Brunetta accusa Renzi di avere aspettative assurde per quanto riguarda la ripresa del mercato del lavoro. Ma è vero che per raggiungere il 10% di disoccupazione si dovrebbero creare 500.000 posti di lavoro, o Brunetta ha nuovamente fatto confusione con le percentuali?
Premettiamo che la disoccupazione è il rapporto tra persone in cerca di lavoro e la forza lavoro complessiva, quindi:
tasso di disoccupazione = disoccupati / (occupati + disoccupati)
Aggiungiamo che al di fuori del mercato del lavoro esiste un’altra categoria – quella degli inattivi – composta da persone che potrebbero lavorare ma non lo fanno (sono anche stati oggetto recentemente di una dichiarazione di Delrio non completamente corretta), alcuni dei quali – gli scoraggiati – non più alla ricerca di un impiego pur volendolo. E’ evidente, quindi, che il numero di posti di lavoro necessari per ridurre la disoccupazione di 3 punti percentuali dipende da coloro i quali saranno occupati: chi è attualmente alla ricerca del lavoro o chi è scoraggiato e non lo cerca più? Nel primo caso si riduce esclusivamente il numeratore, nel secondo si tocca anche il denominatore.
Fatta la premessa passiamo ai calcoli. A febbraio 2014 gli occupati erano 22 milioni, i disoccupati 3,3 milioni e gli inattivi 14,4 milioni. Ne consegue che la forza lavoro era pari a 25,3 milioni di unità.
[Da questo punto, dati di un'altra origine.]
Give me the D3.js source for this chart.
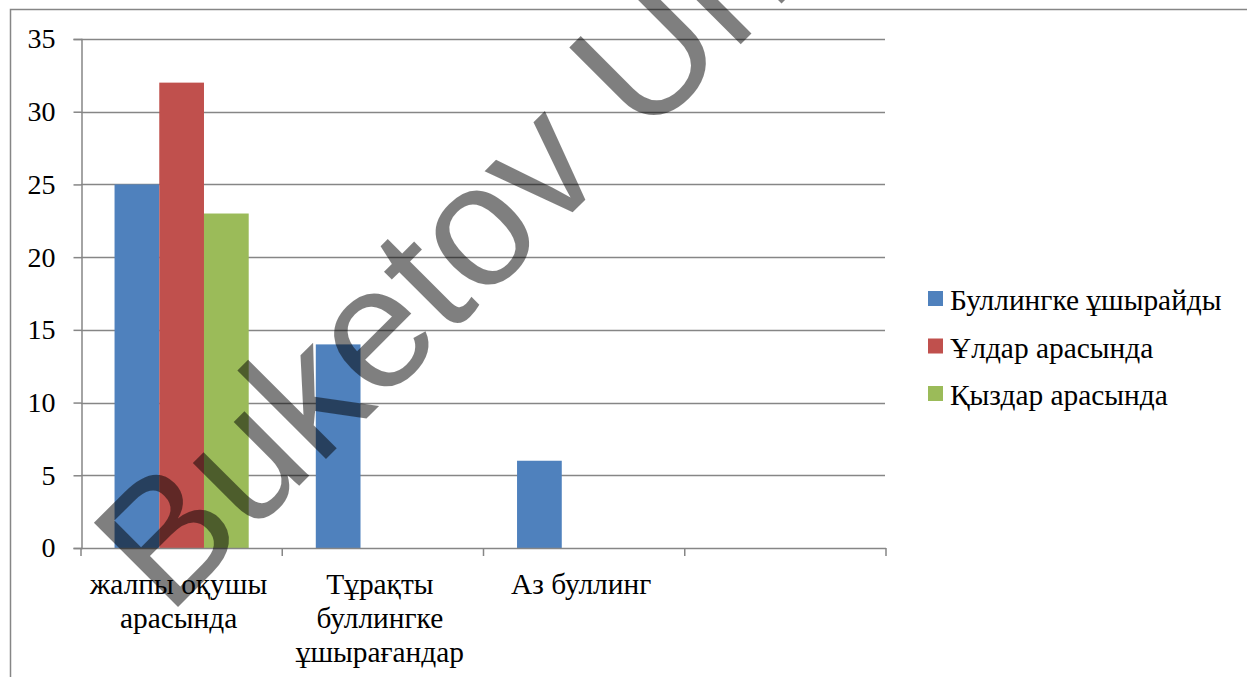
<!DOCTYPE html>
<html>
<head>
<meta charset="utf-8">
<script src="https://cdn.jsdelivr.net/npm/d3@7"></script>
<style>
  body { margin: 0; background: #fff; }
  svg { display: block; }
</style>
</head>
<body>
<div id="chart"></div>
<script>
// Categories (line breaks as in the original axis labels)
const categories = ["жалпы оқушы\nарасында", "Тұрақты\nбуллингке\nұшырағандар", "Аз буллинг", ""];
const seriesNames = ["Буллингке ұшырайды", "Ұлдар арасында", "Қыздар арасында"];
const bullied = [25, 14, 6, null];
const boys = [32, null, null, null];
const girls = [23, null, null, null];
const yTicks = [0, 5, 10, 15, 20, 25, 30, 35];

const colors = ["#4F81BD", "#C0504D", "#9BBB59"];
const grid_color = "#868686";
const serif = "'Liberation Serif', 'Times New Roman', serif";
const label_size = 29.4;

const W = 1247, H = 677;
const plot = {left: 81, right: 886, top: 39, bottom: 548};

const svg = d3.select("#chart").append("svg")
  .attr("width", W).attr("height", H);

svg.append("rect").attr("width", W).attr("height", H).attr("fill", "#fff");

// outer chart border (right and bottom run off the picture)
svg.append("rect")
  .attr("x", 10.5).attr("y", 9.5)
  .attr("width", W + 20).attr("height", H + 20)
  .attr("fill", "none").attr("stroke", grid_color).attr("stroke-width", 1.5);

const y = d3.scaleLinear().domain([0, 35]).range([plot.bottom, plot.top]);
const x0 = d3.scaleBand().domain(categories).range([plot.left, plot.right]);
const x1 = d3.scaleBand().domain(seriesNames)
  .range([0, x0.bandwidth()]).paddingOuter(0.75).paddingInner(0);

// gridlines
svg.append("g").selectAll("line")
  .data(yTicks.filter(d => d > 0))
  .join("line")
  .attr("x1", plot.left).attr("x2", plot.right - 1)
  .attr("y1", d => Math.round(y(d)) + 0.5).attr("y2", d => Math.round(y(d)) + 0.5)
  .attr("stroke", grid_color).attr("stroke-width", 1.5);

// bars
const values = [bullied, boys, girls];
const rows = [];
categories.forEach((c, i) => {
  seriesNames.forEach((s, j) => {
    if (values[j][i] != null) rows.push({cat: c, series: s, value: values[j][i], color: colors[j]});
  });
});

svg.append("g").selectAll("rect")
  .data(rows)
  .join("rect")
  .attr("x", d => x0(d.cat) + x1(d.series))
  .attr("width", x1.bandwidth())
  .attr("y", d => y(d.value))
  .attr("height", d => y(0) - y(d.value))
  .attr("fill", d => d.color);

// y axis
const yAxis = d3.axisLeft(y).tickValues(yTicks).tickSize(8).tickPadding(18);
const gy = svg.append("g").attr("transform", `translate(${plot.left + 0.5},0)`).call(yAxis);
gy.attr("font-family", serif);
gy.select(".domain").attr("stroke", grid_color).attr("stroke-width", 1.5);
gy.selectAll(".tick line").attr("stroke", grid_color).attr("stroke-width", 1.5);
gy.selectAll(".tick text")
  .attr("font-family", serif)
  .attr("font-size", 28).attr("fill", "#000");

// x axis: baseline with ticks at category boundaries
const gx = svg.append("g").attr("font-family", serif);
gx.append("line")
  .attr("x1", plot.left).attr("x2", plot.right)
  .attr("y1", y(0) + 0.5).attr("y2", y(0) + 0.5)
  .attr("stroke", grid_color).attr("stroke-width", 1.5);
gx.selectAll(".cat-tick")
  .data(categories.map(c => x0(c)).concat([plot.right]))
  .join("line")
  .attr("class", "cat-tick")
  .attr("x1", d => d).attr("x2", d => d)
  .attr("y1", y(0)).attr("y2", y(0) + 8)
  .attr("stroke", grid_color).attr("stroke-width", 1.5);

gx.selectAll(".cat-label")
  .data(categories)
  .join("text")
  .attr("class", "cat-label")
  .attr("text-anchor", "middle")
  .attr("font-family", serif)
  .attr("font-size", label_size)
  .attr("fill", "#000")
  .each(function(c) {
    const t = d3.select(this);
    c.split("\n").forEach((line, k) => {
      t.append("tspan")
        .attr("x", x0(c) + x0.bandwidth() / 2 - 3)
        .attr("y", 594 + k * 34)
        .text(line);
    });
  });

// legend
const legend = svg.append("g").attr("transform", "translate(928,0)");
const lg = legend.selectAll("g")
  .data(seriesNames)
  .join("g")
  .attr("transform", (d, i) => `translate(0,${310 + i * 47.5})`);
lg.append("rect")
  .attr("x", 0).attr("y", -19).attr("width", 15).attr("height", 15)
  .attr("fill", (d, i) => colors[i]);
lg.append("text")
  .attr("x", 22).attr("y", 0)
  .attr("font-family", serif)
  .attr("font-size", label_size).attr("fill", "#000")
  .text(d => d);

// watermark
svg.append("text")
  .attr("transform", "translate(168,617) rotate(-45)")
  .attr("font-family", "'Liberation Sans', Arial, sans-serif")
  .attr("font-size", 173)
  .attr("fill", "#000").attr("fill-opacity", 0.5)
  .text("Buketov Uni");
</script>
</body>
</html>
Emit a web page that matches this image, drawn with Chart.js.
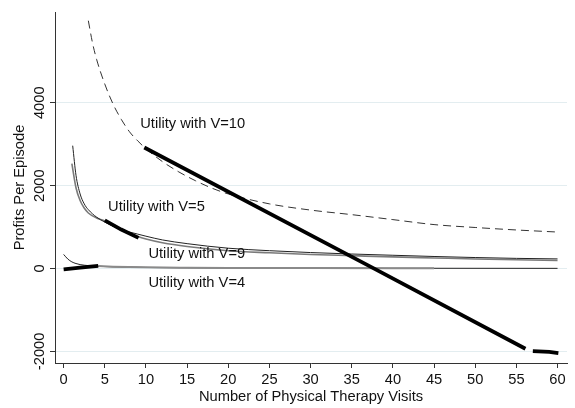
<!DOCTYPE html>
<html><head><meta charset="utf-8">
<script src="https://cdn.jsdelivr.net/npm/chart.js@4/dist/chart.umd.min.js"></script>
<style>html,body{margin:0;padding:0;background:#fff;}#wrap{width:575px;height:408px;}</style>
</head><body><div id="wrap"><canvas id="c" width="575" height="408"></canvas></div>
<script>
// ---- data ----
const xTicks = [0,5,10,15,20,25,30,35,40,45,50,55,60];
const yTicks = [-2000,0,2000,4000];
const yTickLabels = ['-2000','0','2000','4000'];
const xTitle = 'Number of Physical Therapy Visits';
const yTitle = 'Profits Per Episode';

const labelTexts = ['Utility with V=10','Utility with V=5','Utility with V=9','Utility with V=4'];
const labelX = [9.3, 5.4, 10.3, 10.3];
const labelY = [3400, 1380, 260, -435];

// dashed utility curve (V=10)
const v10X = [3,3.5,4,5,6,7,8,9,10,12,14,16,18,20,25,30,35,40,45,50,55,60];
const v10Y = [5980,5450,5050,4450,3970,3600,3300,3080,2890,2580,2330,2120,1940,1800,1560,1410,1300,1180,1060,990,930,880];

// upper thin black utility curve
const curveAX = [1.1,1.5,2,2.5,3,4,5,6,7,8,9,10,12,15,20,25,30,35,40,45,50,55,60];
const curveAY = [2964,2250,1800,1560,1420,1240,1120,1020,940,880,830,780,690,600,490,430,385,350,320,290,265,245,232];

// gray utility curve (carries the V=5 thick segment)
const curveBX = [1.0,1.5,2,2.5,3,4,5,6,7,8,9,10,12,15,20,25,30,35,40,45,50,55,60];
const curveBY = [2530,1950,1640,1460,1340,1220,1150,1030,930,850,770,710,620,530,430,380,340,310,280,255,230,210,195];

// thin black curve decaying to zero
const curveCX = [0,0.5,1,1.5,2,3,4,6,10,20,30,45,60];
const curveCY = [340,230,160,120,95,70,55,40,25,14,9,6,4];

// gray line near zero
const curveDX = [4.2,6,8,10,15,20,30,45];
const curveDY = [60,45,35,28,20,15,10,6];

// thick profit segments
const thick1X = [0,2,4.2];
const thick1Y = [-20,20,65];
const thick2X = [5,7,9.1];
const thick2Y = [1160,940,740];
const thick3X = [9.8,37.5,56.1];
const thick3Y = [2920,20,-1935];
const thick4X = [57,59,60.1];
const thick4Y = [-1995,-2010,-2040];

const FONT = '"Liberation Sans", Arial, sans-serif';
const FS = 14.7;
const pts = (xs, ys) => xs.map((x, i) => ({x, y: ys[i]}));
const thick = (xs, ys) => ({data: pts(xs, ys), borderColor: '#000', borderWidth: 3.8, pointRadius: 0, tension: 0, borderCapStyle: 'butt'});

const textPlugin = {
  id: 'texts',
  afterDatasetsDraw(chart) {
    const ctx = chart.ctx, xs = chart.scales.x, ys = chart.scales.y;
    ctx.save();
    ctx.fillStyle = '#111';
    ctx.font = FS + 'px ' + FONT;
    ctx.textAlign = 'left';
    ctx.textBaseline = 'alphabetic';
    labelTexts.forEach((t, i) => ctx.fillText(t, xs.getPixelForValue(labelX[i]), ys.getPixelForValue(labelY[i])));
    // rotated y tick labels
    ctx.textAlign = 'center';
    yTicks.forEach((v, i) => {
      ctx.save();
      ctx.translate(44, ys.getPixelForValue(v));
      ctx.rotate(-Math.PI / 2);
      ctx.fillText(yTickLabels[i], 0, 0);
      ctx.restore();
    });
    // y title
    ctx.save();
    ctx.translate(23.5, (chart.chartArea.top + chart.chartArea.bottom) / 2);
    ctx.rotate(-Math.PI / 2);
    ctx.fillText(yTitle, 0, 0);
    ctx.restore();
    ctx.restore();
  }
};

new Chart(document.getElementById('c'), {
  type: 'line',
  data: {
    datasets: [
      thick(thick1X, thick1Y),
      thick(thick2X, thick2Y),
      thick(thick3X, thick3Y),
      thick(thick4X, thick4Y),
      {data: pts(curveDX, curveDY), borderColor: '#8a8a8a', borderWidth: 2, pointRadius: 0, cubicInterpolationMode: 'monotone'},
      {data: pts(curveCX, curveCY), borderColor: '#222', borderWidth: 1, pointRadius: 0, cubicInterpolationMode: 'monotone'},
      {data: pts(curveAX, curveAY), borderColor: '#222', borderWidth: 1, pointRadius: 0, cubicInterpolationMode: 'monotone'},
      {data: pts(curveBX, curveBY), borderColor: '#7a7a7a', borderWidth: 1.6, pointRadius: 0, cubicInterpolationMode: 'monotone'},
      {data: pts(v10X, v10Y), borderColor: '#333', borderWidth: 1, borderDash: [8, 5], pointRadius: 0, cubicInterpolationMode: 'monotone'}
    ]
  },
  options: {
    responsive: false,
    animation: false,
    devicePixelRatio: 1,
    layout: {padding: {top: 12, right: 8, left: 0, bottom: 0}},
    plugins: {legend: {display: false}, tooltip: {enabled: false}},
    scales: {
      x: {
        type: 'linear', min: -1.05, max: 61.15,
        afterBuildTicks: s => { s.ticks = xTicks.map(v => ({value: v})); },
        afterFit: s => { s.height = 45; },
        grid: {drawOnChartArea: false, drawTicks: true, tickLength: 5, tickColor: '#333'},
        border: {display: true, color: '#333', width: 1},
        ticks: {font: {family: FONT, size: FS}, color: '#111', padding: 3, maxRotation: 0, autoSkip: false},
        title: {display: true, text: xTitle, font: {family: FONT, size: FS}, color: '#111', padding: {top: 0, bottom: 2}}
      },
      y: {
        type: 'linear', min: -2280, max: 6190,
        afterBuildTicks: s => { s.ticks = yTicks.map(v => ({value: v})); },
        afterFit: s => { s.width = 55; },
        grid: {color: '#e3edf0', lineWidth: 1, drawTicks: true, tickLength: 5, tickColor: '#333'},
        border: {display: true, color: '#333', width: 1},
        ticks: {display: false}
      }
    }
  },
  plugins: [textPlugin]
});
</script>
</body></html>
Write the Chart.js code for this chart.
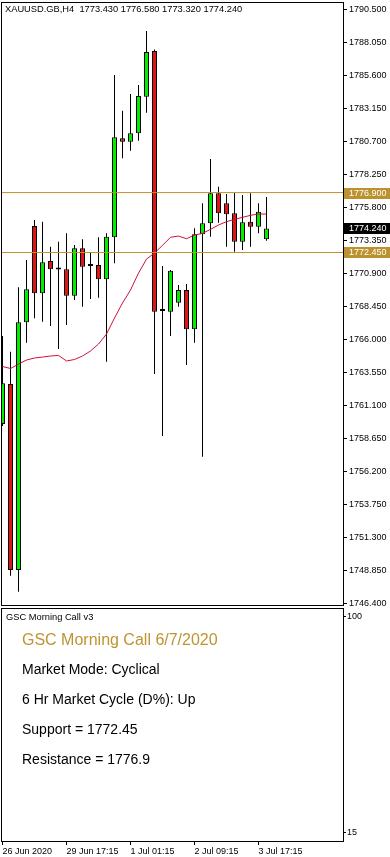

Dai nostri calcoli vediamo che se la riduzione della disoccupazione avvenisse interamente per riduzione dei disoccupati, i nuovi occupati sarebbero più di quelli citati da Brunetta: 755.000. Se invece registrassimo la variazione attraverso una variazione solamente del numero di inattivi invogliati a tornare nel mercato del lavoro si dovrebbero creare un numero sproporzionato di posti di lavoro (addirittura 7,5 milioni) poiché si andrebbe non a toccare il numeratore ma il denominatore. C’è un terzo scenario ancora, in cui il tasso di disoccupazione scende non perché aumentano i posti di lavoro bensì perché i disoccupati attuali smettono di cercare e escono dal mercato del lavoro diventando inattivi. In questa maniera questi ultimi “scomparirebbero” dal conteggio del tasso della disoccupazione che migliorerebbe solo su carta, visto che il numero di occupati rimarrebbe invariato.
E’ evidente che è il primo scenario è il più realistico di quello che hanno in mente sia Brunetta che Renzi. Detto ciò, visto che si tratta di fissare obiettivi su valori relativi (tasso di disoccupazione) invece che su numeri assoluti (numero di disoccupati), si deve considerare che è probabile che non tutti i posti di lavoro creati andranno a disoccupati una quota parte andrà anche a degli inattivi – così come ci saranno disoccupati che, scoraggiati, lasceranno del tutto il mercato del lavoro. La stima dei posti di lavoro richiesti per arrivare al 10% di disoccupazione è quindi per forza di cose variabile. Un buon punto di partenza può essere quei 755.000 del primo scenario a cui si sottrae posti di lavoro se alcuni disoccupati scelgono di diventare inattivi e se ne aggiunge laddove siano gli inattivi a entrare nel mercato del lavoro.
Sembra, inoltre, che Brunetta stia dando una versione fuorviante delle parole del Premier, quando sostiene che Renzi abbia detto che tale cambiamento sia da produrre tutto nei prossimi mesi. Nell’intervista con Enrico Mentana andata in onda qualche giorno prima della dichiarazione del capogruppo di Forza Italia alla Camera, Renzi ha infatti esplicitato che l’obiettivo era di tornare “sotto al 10”, dal 12,4-12,5 di gennaio, entro la fine del mandato (naturale) dell’attuale governo, ovvero il 2018.
Brunetta ha quindi sostanzialmente ragione sul grande numero di posti di lavoro necessari per riportare a livello 10% la disoccupazione in Italia, ma ha torto ad attribuire a Renzi una frase con orizzonte temporaneo ben più lungo: “C’eri quasi”.